Barrick admits violations in Pascua Lama, vows to make ‘things right’
Canadian Barrick Gold’s (TSX, NYSE: ABX) admitted yesterday before a Chilean judge it had committed violations in regards to its touted $8.5 billion Pascua Lama gold and silver project, straddling the border of Chile and Argentina.
The company’s lawyer, Jose Antonio Urrutia, said that the decision of appeals court to halt all operations in the Chilean side the proposed mine was “rightful” and that the gold miner now wants to “make things right.”
According to local newspaper Emol (in Spanish), Barrick asked the court to actually ratify its verdict and said it would work on the necessary adjustments to comply with all regulations.
“The company has submitted a compliance plan for approval by Chilean regulatory authorities to complete the water-management system by the end of 2014, subject to regulatory approval of specific permit applications,” the firm said earlier this month.
“Following completion of the water management system to the satisfaction of the SMA (Chile’s environmental watchdog), we expect to be in a position to resume construction in Chile, including pre-stripping. Under this scenario, ore from Chile is expected to be available for processing by mid-2016.”

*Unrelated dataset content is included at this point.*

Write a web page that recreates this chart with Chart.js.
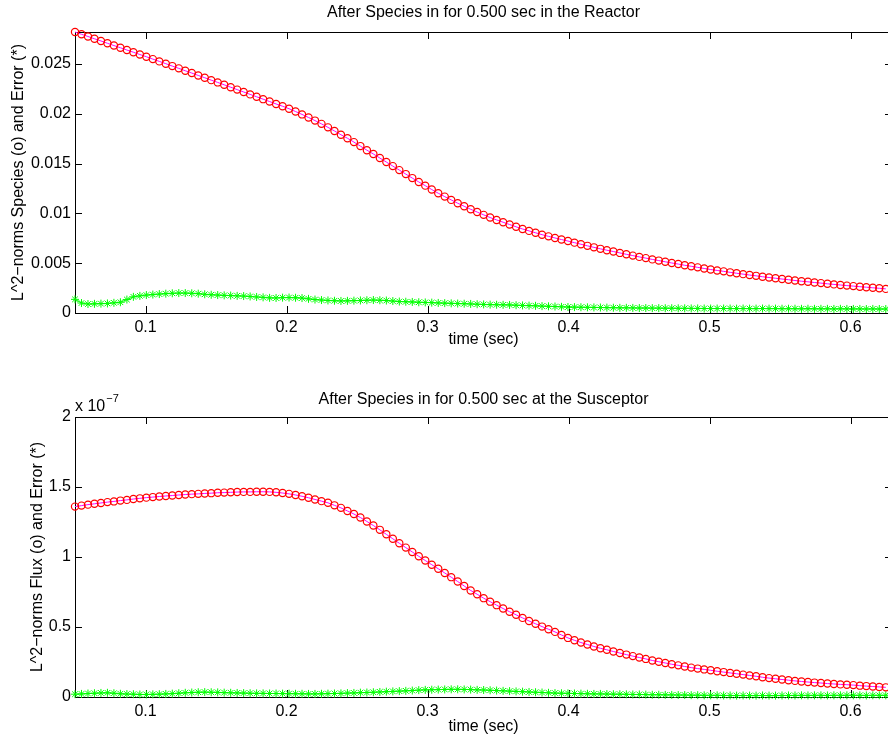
<!DOCTYPE html>
<html lang="en">
<head>
<meta charset="UTF-8" />
<title>L^2-norms after species</title>
<script src="https://cdn.jsdelivr.net/npm/chart.js"></script>
<style>
body { margin: 0; background: #fff; overflow: hidden; }
#wrap { position: relative; width: 900px; height: 742px; }
canvas { position: absolute; left: 0; }
</style>
</head>
<body>
<div id="wrap">
  <canvas id="topChart" width="900" height="380" style="top:0"></canvas>
  <canvas id="botChart" width="900" height="362" style="top:380px"></canvas>
</div>
<script>
// sample times (sec)
const times = [
  0.0500,0.0546,0.0592,0.0638,0.0684,0.0730,0.0776,0.0822,0.0868,0.0914,
  0.0960,0.1006,0.1052,0.1098,0.1144,0.1190,0.1236,0.1282,0.1328,0.1374,
  0.1420,0.1466,0.1512,0.1558,0.1604,0.1650,0.1696,0.1742,0.1788,0.1834,
  0.1880,0.1926,0.1972,0.2018,0.2064,0.2110,0.2156,0.2202,0.2248,0.2294,
  0.2340,0.2386,0.2432,0.2478,0.2524,0.2570,0.2616,0.2662,0.2708,0.2754,
  0.2800,0.2846,0.2892,0.2938,0.2984,0.3030,0.3076,0.3122,0.3168,0.3214,
  0.3260,0.3306,0.3352,0.3398,0.3444,0.3490,0.3536,0.3582,0.3628,0.3674,
  0.3720,0.3766,0.3812,0.3858,0.3904,0.3950,0.3996,0.4042,0.4088,0.4134,
  0.4180,0.4226,0.4272,0.4318,0.4364,0.4410,0.4456,0.4502,0.4548,0.4594,
  0.4640,0.4686,0.4732,0.4778,0.4824,0.4870,0.4916,0.4962,0.5008,0.5054,
  0.5100,0.5146,0.5192,0.5238,0.5284,0.5330,0.5376,0.5422,0.5468,0.5514,
  0.5560,0.5606,0.5652,0.5698,0.5744,0.5790,0.5836,0.5882,0.5928,0.5974,
  0.6020,0.6066,0.6112,0.6158,0.6204,0.6250
];

// top: species in the reactor
const speciesNorm = [
  0.02820,0.02797,0.02775,0.02752,0.02730,0.02707,0.02684,0.02662,0.02639,0.02617,
  0.02594,0.02572,0.02548,0.02525,0.02502,0.02478,0.02455,0.02431,0.02408,0.02384,
  0.02361,0.02337,0.02314,0.02290,0.02266,0.02242,0.02218,0.02194,0.02170,0.02146,
  0.02122,0.02098,0.02075,0.02050,0.02022,0.01993,0.01962,0.01931,0.01898,0.01863,
  0.01827,0.01789,0.01754,0.01715,0.01675,0.01634,0.01596,0.01555,0.01515,0.01474,
  0.01434,0.01394,0.01354,0.01315,0.01278,0.01239,0.01202,0.01168,0.01135,0.01102,
  0.01071,0.01041,0.01013,0.00985,0.00958,0.00934,0.00911,0.00888,0.00865,0.00843,
  0.00824,0.00805,0.00786,0.00769,0.00753,0.00737,0.00722,0.00706,0.00690,0.00674,
  0.00659,0.00644,0.00630,0.00617,0.00603,0.00589,0.00576,0.00563,0.00551,0.00538,
  0.00526,0.00514,0.00502,0.00491,0.00479,0.00469,0.00458,0.00447,0.00436,0.00427,
  0.00418,0.00408,0.00399,0.00390,0.00381,0.00373,0.00364,0.00356,0.00349,0.00341,
  0.00334,0.00326,0.00319,0.00313,0.00306,0.00300,0.00293,0.00287,0.00281,0.00275,
  0.00270,0.00264,0.00259,0.00253,0.00248,0.00242
];
const speciesErr = [
  0.00137,0.00100,0.00090,0.00092,0.00094,0.00096,0.00102,0.00108,0.00135,0.00162,
  0.00172,0.00180,0.00185,0.00190,0.00194,0.00198,0.00200,0.00200,0.00198,0.00194,
  0.00188,0.00183,0.00180,0.00177,0.00175,0.00172,0.00170,0.00166,0.00161,0.00157,
  0.00152,0.00151,0.00154,0.00155,0.00153,0.00150,0.00142,0.00135,0.00130,0.00126,
  0.00123,0.00121,0.00122,0.00124,0.00126,0.00128,0.00130,0.00128,0.00125,0.00120,
  0.00115,0.00113,0.00111,0.00108,0.00106,0.00104,0.00101,0.00099,0.00097,0.00095,
  0.00093,0.00091,0.00088,0.00086,0.00084,0.00083,0.00082,0.00081,0.00078,0.00076,
  0.00074,0.00072,0.00069,0.00067,0.00065,0.00062,0.00060,0.00059,0.00058,0.00057,
  0.00056,0.00055,0.00054,0.00053,0.00052,0.00052,0.00051,0.00050,0.00050,0.00049,
  0.00049,0.00048,0.00048,0.00047,0.00047,0.00046,0.00046,0.00045,0.00045,0.00045,
  0.00045,0.00045,0.00044,0.00045,0.00044,0.00044,0.00045,0.00044,0.00044,0.00043,
  0.00043,0.00043,0.00042,0.00043,0.00042,0.00042,0.00042,0.00041,0.00042,0.00041,
  0.00041,0.00041,0.00040,0.00041,0.00040,0.00040
];

// bottom: flux at the susceptor, in units of 1e-7
const fluxNorm = [
  1.360,1.367,1.374,1.380,1.386,1.392,1.397,1.403,1.408,1.414,
  1.419,1.424,1.428,1.432,1.436,1.439,1.443,1.446,1.449,1.451,
  1.454,1.456,1.459,1.460,1.462,1.464,1.465,1.465,1.466,1.466,
  1.465,1.462,1.457,1.451,1.443,1.434,1.423,1.411,1.399,1.387,
  1.369,1.351,1.329,1.307,1.282,1.254,1.225,1.194,1.162,1.130,
  1.098,1.067,1.036,1.005,0.975,0.945,0.916,0.886,0.856,0.825,
  0.793,0.761,0.734,0.706,0.681,0.656,0.632,0.609,0.587,0.565,
  0.543,0.523,0.503,0.484,0.465,0.443,0.422,0.405,0.389,0.375,
  0.361,0.348,0.337,0.325,0.314,0.303,0.292,0.282,0.272,0.261,
  0.252,0.243,0.234,0.226,0.218,0.210,0.203,0.197,0.191,0.184,
  0.178,0.172,0.166,0.160,0.154,0.148,0.141,0.135,0.130,0.125,
  0.120,0.115,0.111,0.107,0.103,0.100,0.096,0.093,0.090,0.088,
  0.085,0.081,0.078,0.075,0.072,0.069
];
const fluxErr = [
  0.020,0.022,0.025,0.027,0.029,0.030,0.027,0.023,0.021,0.020,
  0.018,0.018,0.019,0.020,0.022,0.024,0.027,0.030,0.032,0.034,
  0.035,0.034,0.033,0.031,0.030,0.029,0.028,0.027,0.026,0.026,
  0.025,0.025,0.024,0.024,0.023,0.023,0.022,0.022,0.023,0.024,
  0.025,0.026,0.028,0.029,0.031,0.032,0.034,0.036,0.038,0.040,
  0.042,0.044,0.046,0.049,0.051,0.052,0.053,0.054,0.055,0.055,
  0.054,0.053,0.051,0.050,0.048,0.046,0.044,0.042,0.040,0.038,
  0.036,0.034,0.032,0.030,0.028,0.027,0.026,0.025,0.024,0.023,
  0.022,0.022,0.021,0.020,0.020,0.019,0.018,0.018,0.017,0.016,
  0.016,0.015,0.015,0.014,0.014,0.013,0.013,0.012,0.012,0.012,
  0.011,0.011,0.010,0.011,0.010,0.010,0.011,0.010,0.010,0.011,
  0.011,0.011,0.012,0.011,0.012,0.012,0.011,0.012,0.012,0.012,
  0.012,0.012,0.011,0.012,0.012,0.012
];

const xTicks = [0.1, 0.2, 0.3, 0.4, 0.5, 0.6];
const xTickLabels = ['0.1', '0.2', '0.3', '0.4', '0.5', '0.6'];
const yTicksTop = [0, 0.005, 0.01, 0.015, 0.02, 0.025];
const yTickLabelsTop = ['0', '0.005', '0.01', '0.015', '0.02', '0.025'];
const yTicksBot = [0, 0.5, 1, 1.5, 2];
const yTickLabelsBot = ['0', '0.5', '1', '1.5', '2'];

const FONT = "'Liberation Sans', Arial, Helvetica, sans-serif";
const FS = 16;
const X_MIN = 0.05, X_MAX = 0.6294;

function pts(ys) { return times.map((t, i) => ({ x: t, y: ys[i] })); }

// matlab style box with inward ticks on all four sides, title centred on the axes
const boxPlugin = {
  id: 'matBox',
  beforeDatasetsDraw(chart, args, o) {
    const { ctx, chartArea: a, scales: { x, y } } = chart;
    const tl = 7;
    ctx.save();
    ctx.strokeStyle = '#000';
    ctx.lineWidth = 1;
    ctx.strokeRect(a.left + 0.5, a.top + 0.5, a.right - a.left, a.bottom - a.top);
    ctx.beginPath();
    x.ticks.forEach(t => {
      const px = Math.round(x.getPixelForValue(t.value)) + 0.5;
      ctx.moveTo(px, a.bottom); ctx.lineTo(px, a.bottom - tl);
      ctx.moveTo(px, a.top); ctx.lineTo(px, a.top + tl);
    });
    y.ticks.forEach(t => {
      const py = Math.round(y.getPixelForValue(t.value)) + 0.5;
      ctx.moveTo(a.left, py); ctx.lineTo(a.left + tl, py);
      ctx.moveTo(a.right, py); ctx.lineTo(a.right - tl, py);
    });
    ctx.stroke();
    ctx.fillStyle = '#000';
    ctx.font = FS + 'px ' + FONT;
    ctx.textAlign = 'center';
    ctx.textBaseline = 'middle';
    ctx.fillText(o.text, (a.left + a.right) / 2, o.y);
    ctx.restore();
  }
};

function makeChart(id, p) {
  const font = { family: FONT, size: FS, weight: 'normal' };
  return new Chart(document.getElementById(id), {
    type: 'line',
    data: {
      datasets: [
        { data: pts(p.norm), borderColor: '#ff00ff', borderWidth: 1, tension: 0, fill: false, clip: false,
          pointStyle: 'circle', pointRadius: 3.6, pointBorderColor: '#ff0000',
          pointBackgroundColor: 'rgba(0,0,0,0)', pointBorderWidth: 1.2 },
        { data: pts(p.err), borderColor: '#00ff00', borderWidth: 1, tension: 0, fill: false, clip: false,
          pointStyle: 'star', pointRadius: 4, pointBorderColor: '#00ff00',
          pointBackgroundColor: '#00ff00', pointBorderWidth: 1 }
      ]
    },
    options: {
      responsive: false, animation: false, events: [],
      layout: { padding: { left: 0, right: 8, top: p.top, bottom: 0 } },
      plugins: {
        legend: { display: false }, tooltip: { enabled: false }, title: { display: false },
        matBox: { text: p.title, y: p.titleY }
      },
      scales: {
        x: {
          type: 'linear', min: X_MIN, max: X_MAX,
          afterFit(s) { s.height = p.xH; },
          afterBuildTicks(s) { s.ticks = xTicks.map(v => ({ value: v })); },
          grid: { display: false, drawTicks: false }, border: { display: false },
          ticks: { color: '#000', font, padding: 5, maxRotation: 0, autoSkip: false,
                   callback: (v, i) => xTickLabels[i] },
          title: { display: true, text: 'time (sec)', color: '#000', font,
                   padding: { top: 0, bottom: p.xTitlePad } }
        },
        y: {
          type: 'linear', min: 0, max: p.yMax,
          afterFit(s) { s.width = 75; },
          afterBuildTicks(s) { s.ticks = p.yTicks.map(v => ({ value: v })); },
          grid: { display: false, drawTicks: false }, border: { display: false },
          ticks: { color: '#000', font, padding: 4, autoSkip: false,
                   callback: (v, i) => p.yLabels[i] },
          title: { display: true, text: p.yTitle, color: '#000', font,
                   padding: { top: p.yTitlePad, bottom: 0 } }
        }
      }
    },
    plugins: [boxPlugin].concat(p.extra || [])
  });
}

makeChart('topChart', {
  title: 'After Species in for 0.500 sec in the Reactor', titleY: 13, top: 32,
  xH: 67, xTitlePad: 30.4,
  yMax: 0.0282, yTicks: yTicksTop, yLabels: yTickLabelsTop,
  yTitle: 'L^2\u2212norms Species (o) and Error (*)', yTitlePad: 9.4,
  norm: speciesNorm, err: speciesErr
});

// "x 10^-7" multiplier above the flux axis
const expPlugin = {
  id: 'expLabel',
  afterDraw(chart) {
    const { ctx, chartArea: a } = chart;
    ctx.save();
    ctx.fillStyle = '#000';
    ctx.textBaseline = 'middle';
    ctx.font = FS + 'px ' + FONT;
    ctx.fillText('x 10', a.left, a.top - 10);
    const w = ctx.measureText('x 10').width;
    ctx.font = '11px ' + FONT;
    ctx.fillText('\u22127', a.left + w + 1, a.top - 18);
    ctx.restore();
  }
};

makeChart('botChart', {
  title: 'After Species in for 0.500 sec at the Susceptor', titleY: 20, top: 37,
  xH: 45, xTitlePad: 5.4,
  yMax: 2, yTicks: yTicksBot, yLabels: yTickLabelsBot,
  yTitle: 'L^2\u2212norms Flux (o) and Error (*)', yTitlePad: 28.4,
  norm: fluxNorm, err: fluxErr, extra: [expPlugin]
});
</script>
</body>
</html>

The hearings are part of the ongoing case against the Toronto-based miner in Chile, led by Diaguita community, who want Barrick’s licence revoked for good.
Pascua Lama, which would produce about 800,000 to 850,000 ounces of gold a year in the first full five years of its 25 year life, was scheduled to start production in the second half of 2014. The mine is set to become one of the top gold and silver mines in Chile, the world’s top copper producer.